A nun since WWII, Immaculate Conception alum dies at 94

A 94-year-old nun from central Seattle died Monday, Oct. 17, following a short illness, according to a notice from the Maryknoll Sisters of Maryknoll, New York.

Sister Stephanie Marie Nakagawa was the convent’s first Japanese-American to come from the West Coast. 

Nakagawa was born Helen Marie Yasuyo Nakagawa in Seattle on Sept. 23, 1922. She was raised in Seattle and attended the Immaculate Conception school — which has been closed for about four decades — on 18th Avenue in the Central District.

Nakagawa interviewed for admission to the Maryknoll Sisters soon after graduating Immaculate Conception in 1940. She was accepted and arrived only days before the attack on Pearl Harbor in Dec. 7, 1941. While her family and more than 100,000 more Japanese-Americans were interned by the U.S. government, Nakagawa was allowed to remain with the convent throughout World War II.

She graduated the convent’s college in 1947 and was sent to teach for 10 years at St.
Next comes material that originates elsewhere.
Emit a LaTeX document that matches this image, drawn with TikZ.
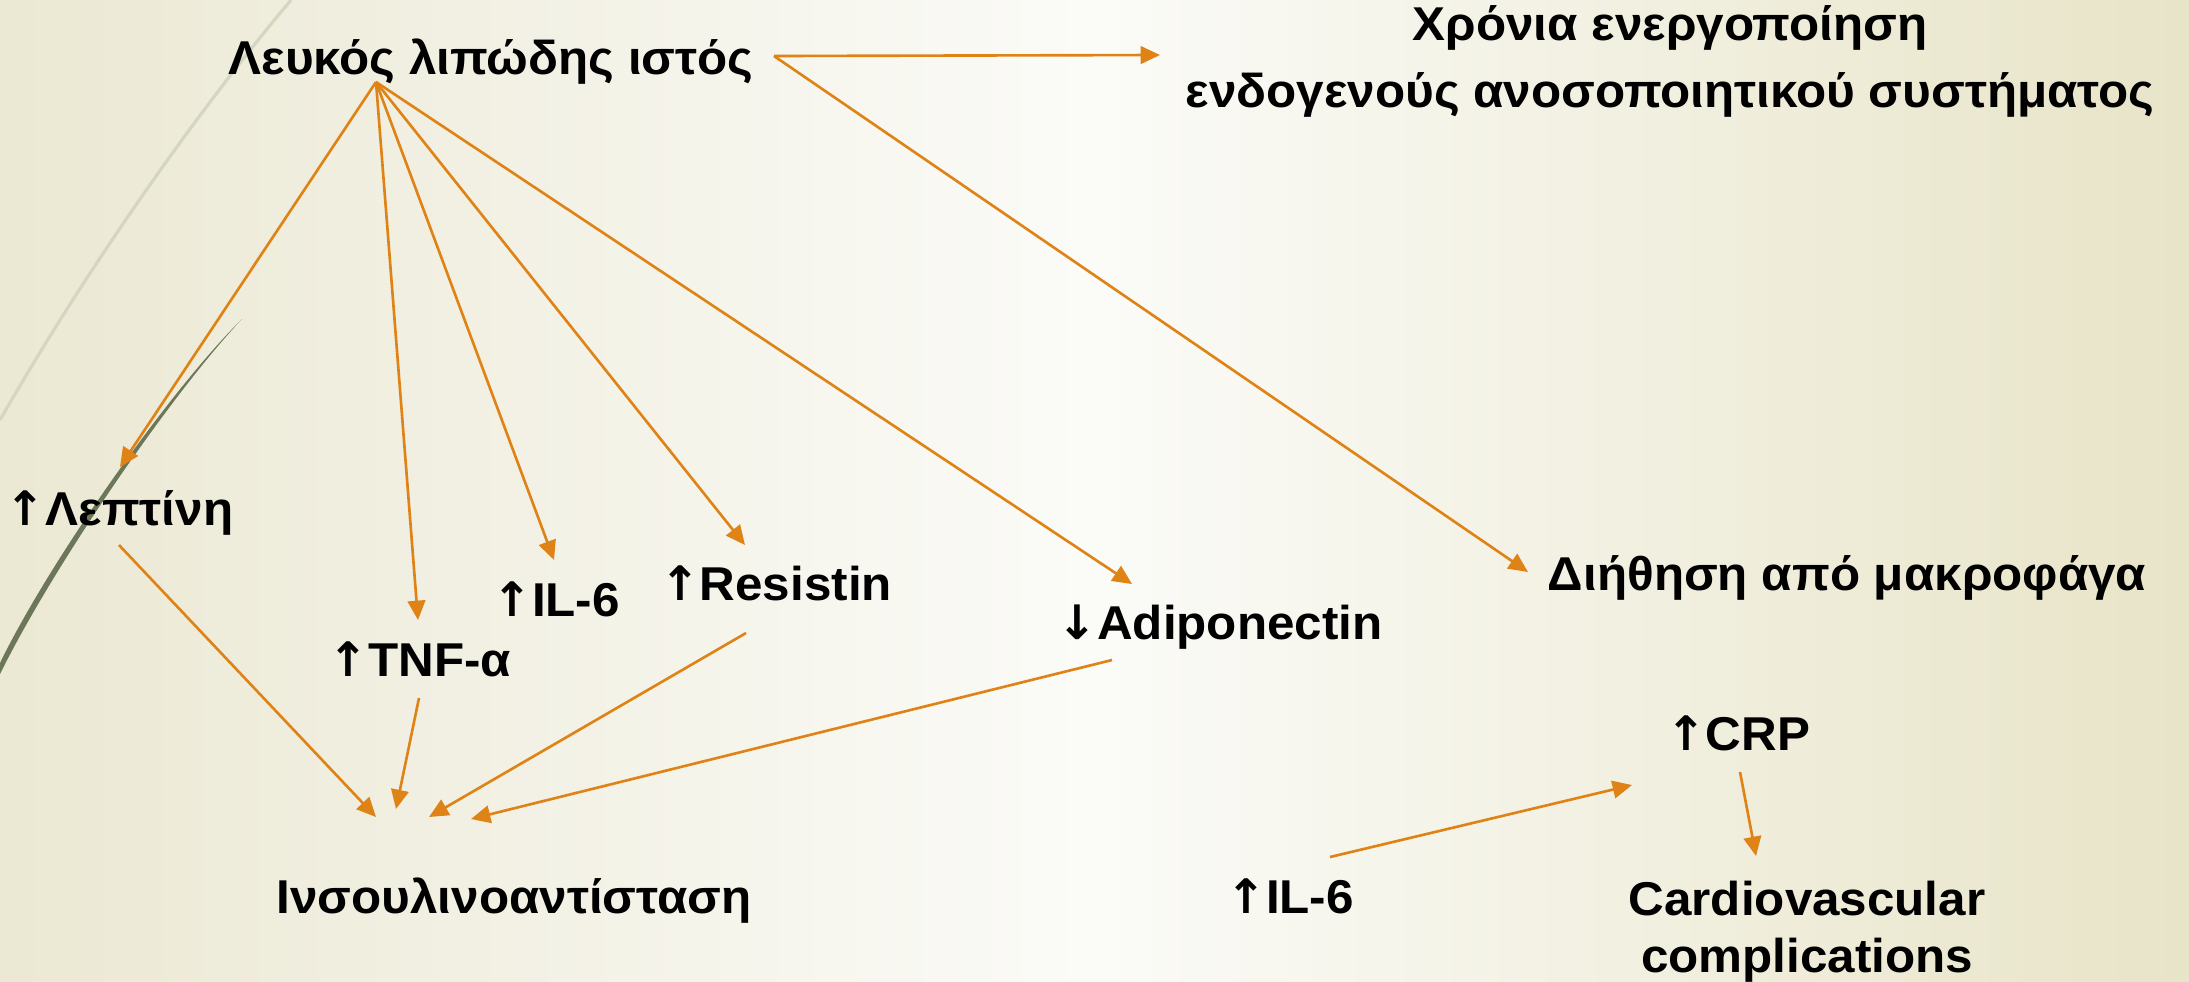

Anthony Grade School in Wailuku, Hawaii. 

Nakagawa spent most of 40 years in Japan, where she supervised a hostel in Kyoto and taught English in Yokkaichi. She finally returned to Maryknoll, New York, in 2002 to care for elderly nuns in the convent’s residential care unit.
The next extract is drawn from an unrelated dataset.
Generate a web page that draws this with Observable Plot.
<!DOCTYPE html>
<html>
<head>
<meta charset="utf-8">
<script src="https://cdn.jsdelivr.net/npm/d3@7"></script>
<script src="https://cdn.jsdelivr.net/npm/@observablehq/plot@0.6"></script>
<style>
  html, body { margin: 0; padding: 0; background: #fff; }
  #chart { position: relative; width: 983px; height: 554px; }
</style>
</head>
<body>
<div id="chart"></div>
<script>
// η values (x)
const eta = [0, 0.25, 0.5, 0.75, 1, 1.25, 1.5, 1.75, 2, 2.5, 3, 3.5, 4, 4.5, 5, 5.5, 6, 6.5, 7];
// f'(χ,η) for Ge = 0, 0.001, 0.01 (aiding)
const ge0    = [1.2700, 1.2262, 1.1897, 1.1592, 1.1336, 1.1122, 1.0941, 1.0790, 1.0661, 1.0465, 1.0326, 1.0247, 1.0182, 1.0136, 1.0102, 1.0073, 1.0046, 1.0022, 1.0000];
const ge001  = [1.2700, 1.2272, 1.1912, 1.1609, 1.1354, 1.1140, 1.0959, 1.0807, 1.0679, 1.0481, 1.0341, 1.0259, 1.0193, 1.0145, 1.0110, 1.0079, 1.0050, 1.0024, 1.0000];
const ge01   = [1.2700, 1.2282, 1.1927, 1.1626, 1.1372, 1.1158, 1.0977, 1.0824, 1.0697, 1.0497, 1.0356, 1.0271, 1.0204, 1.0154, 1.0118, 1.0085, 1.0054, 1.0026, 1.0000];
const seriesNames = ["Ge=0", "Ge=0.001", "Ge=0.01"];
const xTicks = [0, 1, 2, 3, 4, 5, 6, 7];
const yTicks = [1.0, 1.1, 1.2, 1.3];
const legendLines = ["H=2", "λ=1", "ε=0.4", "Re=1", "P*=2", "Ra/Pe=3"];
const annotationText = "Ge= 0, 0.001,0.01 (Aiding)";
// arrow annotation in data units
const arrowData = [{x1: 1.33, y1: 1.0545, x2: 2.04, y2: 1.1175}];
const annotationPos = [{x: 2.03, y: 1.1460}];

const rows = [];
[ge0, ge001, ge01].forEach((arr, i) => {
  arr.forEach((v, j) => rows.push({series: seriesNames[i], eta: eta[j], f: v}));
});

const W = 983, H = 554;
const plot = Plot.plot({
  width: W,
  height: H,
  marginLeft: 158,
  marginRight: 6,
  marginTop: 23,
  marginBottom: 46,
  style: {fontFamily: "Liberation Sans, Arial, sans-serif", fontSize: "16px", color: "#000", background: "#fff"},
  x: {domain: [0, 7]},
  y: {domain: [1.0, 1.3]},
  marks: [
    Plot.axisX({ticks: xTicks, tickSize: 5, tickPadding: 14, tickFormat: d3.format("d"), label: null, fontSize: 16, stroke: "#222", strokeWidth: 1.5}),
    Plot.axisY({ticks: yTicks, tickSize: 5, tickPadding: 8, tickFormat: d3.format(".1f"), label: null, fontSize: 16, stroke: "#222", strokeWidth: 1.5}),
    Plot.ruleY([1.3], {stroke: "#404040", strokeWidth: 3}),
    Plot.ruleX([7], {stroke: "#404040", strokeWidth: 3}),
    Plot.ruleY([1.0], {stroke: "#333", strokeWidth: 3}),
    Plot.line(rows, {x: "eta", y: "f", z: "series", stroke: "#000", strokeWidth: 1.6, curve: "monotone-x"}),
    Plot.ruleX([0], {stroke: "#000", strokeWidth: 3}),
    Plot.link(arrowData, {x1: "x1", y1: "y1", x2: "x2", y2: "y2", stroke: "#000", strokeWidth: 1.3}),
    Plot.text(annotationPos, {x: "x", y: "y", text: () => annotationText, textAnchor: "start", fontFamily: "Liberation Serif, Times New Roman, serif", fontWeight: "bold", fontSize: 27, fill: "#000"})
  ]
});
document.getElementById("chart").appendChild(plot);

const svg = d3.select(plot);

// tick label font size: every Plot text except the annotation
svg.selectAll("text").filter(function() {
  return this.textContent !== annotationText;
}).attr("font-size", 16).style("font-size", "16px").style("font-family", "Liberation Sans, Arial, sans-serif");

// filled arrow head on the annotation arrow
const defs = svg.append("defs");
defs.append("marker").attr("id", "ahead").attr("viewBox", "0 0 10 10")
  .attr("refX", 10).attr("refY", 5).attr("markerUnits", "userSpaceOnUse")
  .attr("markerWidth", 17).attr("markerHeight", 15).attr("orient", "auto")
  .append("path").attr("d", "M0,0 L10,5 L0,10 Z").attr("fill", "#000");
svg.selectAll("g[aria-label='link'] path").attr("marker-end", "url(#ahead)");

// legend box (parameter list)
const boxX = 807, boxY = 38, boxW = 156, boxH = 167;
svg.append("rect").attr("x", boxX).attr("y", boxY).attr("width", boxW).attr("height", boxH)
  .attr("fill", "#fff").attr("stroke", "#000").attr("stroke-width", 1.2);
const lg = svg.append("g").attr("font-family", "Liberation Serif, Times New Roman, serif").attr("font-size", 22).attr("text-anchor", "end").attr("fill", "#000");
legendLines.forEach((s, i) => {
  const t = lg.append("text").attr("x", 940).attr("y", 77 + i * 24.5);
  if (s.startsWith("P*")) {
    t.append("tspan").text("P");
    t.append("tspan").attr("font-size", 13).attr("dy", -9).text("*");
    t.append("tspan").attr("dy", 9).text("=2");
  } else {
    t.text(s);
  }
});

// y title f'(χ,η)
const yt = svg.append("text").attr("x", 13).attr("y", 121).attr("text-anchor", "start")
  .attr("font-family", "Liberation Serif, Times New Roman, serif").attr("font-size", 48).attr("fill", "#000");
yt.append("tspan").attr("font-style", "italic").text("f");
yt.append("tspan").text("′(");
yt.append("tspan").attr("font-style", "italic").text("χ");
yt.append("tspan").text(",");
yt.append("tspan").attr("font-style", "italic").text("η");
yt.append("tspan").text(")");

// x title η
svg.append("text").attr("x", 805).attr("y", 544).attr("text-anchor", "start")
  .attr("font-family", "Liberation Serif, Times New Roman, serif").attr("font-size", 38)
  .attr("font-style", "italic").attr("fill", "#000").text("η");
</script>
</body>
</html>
“I often think that people we have loved and who have loved us – not only make us more human – but they become a part of us and we carry them around all the time whether we see them or not,” Nakagawa once said, according to her Maryknoll bio. “In some way we are a sum total of those who have loved us and those we have given ourselves to.”

Nakagawa celebrated her 75th anniversary with the Maryknoll Sisters with a jubilee in February, just over eight months before her death.

A Vespers service will be held Oct. 27 at the Maryknoll Sisters Center and a memorial mass will be held at 11 a.m. Oct. 28.